Now, this is not the tone to which we are accustomed in the memoirs of Nobel laureates in the winter of their years. But Canetti, the "godmonster of Hampstead," as the critic John Bayley called him--not without personal cause--was not your usual literary man. He had a fierce belief in his own worth, a belief he sought to instill in those who were sucked into the vortex of his will. He was a slave to love--during the war years he seems to have had three or four affairs going simultaneously--but made slaves of his lovers. The most famous of these was the novelist Iris Murdoch, to whom he had been introduced by his friend and Murdoch's then lover, the expatriate poet and scholar Franz Steiner. Steiner had died in November 1952, and on Christmas Day Canetti telephoned Murdoch and invited her to come to see him in Hampstead. They went to a pub, then back to his flat and sat up talking into the early hours, when he reluctantly called her a taxi. Within days they had begun a love affair they kept so secret that at the time of Murdoch's death in 1999 many of her close friends were still ignorant of it.
A couple of weeks after that Christmas Day meeting, Murdoch wrote:
It is midnight. [Canetti] was here for five hours. He fills me with wonder and delight and fear. I told him: you are a great city of which I am learning now the main thoroughfares, which roads lead to the river. Later I shall explore each quarter carefully. He said: will you ask for any changes? Do you approve of the cathedral? And what will you do with this city? Live in it.
The affair seems to have had a strong whiff of sadomasochism to it. Murdoch was both fascinated and fearful of this "egoarch," as James Joyce would have called him. She portrayed him as the mysterious tycoon Mischa Fox in her novel The Flight From the Enchanter, the title of which carries an obvious significance--another of his lovers, Friedl Benedikt, wrote a novel called simply The Monster--and in which we glimpse the side of Canetti that is frequently on display in Party in the Blitz.
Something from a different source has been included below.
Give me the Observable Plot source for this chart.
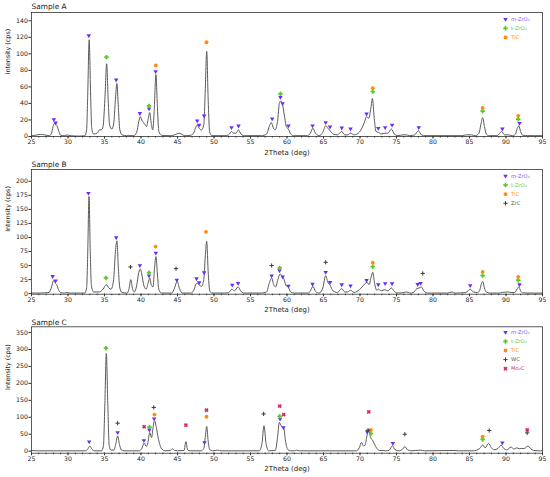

After three years Murdoch made her own flight from the enchanter, when she met and fell in love with John Bayley, whom she would eventually marry despite Canetti's opposition, and with whom she lived for the rest of her life. In Party in the Blitz Canetti exacts his vengeance on her. "Everything I despise about English life is in her," he declares. His portrait of her, though "caricature" is surely a better word, fairly seethes with venom and bile. He scorns everything from her enthusiasms for Sartre and Heidegger to the diaphanous blouse she wears to a meeting with Canetti and his friend the aristocratic Aymer Maxwell. He describes in detail the circumstances of their love-making--"she had things on that didn't have anything remotely to do with love, it was all woollen and ungainly"--and, even worse, he is dismissive of her gift:
Iris is what I would call an "illegitimate" writer. She never suffered from having to write. There was always something schoolgirl-like about her, even after twenty-four novels, and if not schoolgirl-like, then schoolmarmish, which in a writer is even worse.
It is a pity that Party in the Blitz should stand as Canetti's last word. He was, in his way, a great figure, one of the last of those omnivorous intellects produced by Old Europe in its dying decades before the catastrophe of World War II. If Auto-da-Fé is more impressive than satisfying, Canetti's Crowds and Power, which grew out of the disastrous politics of the 1930s, will surely survive. For all the cruelty of his late judgments on those he loved and those who loved him, it is well to heed the warning of Murdoch's biographer Peter Conradi: "Those wishing to honour Iris's reputation must fight the temptation to blacken Canetti's."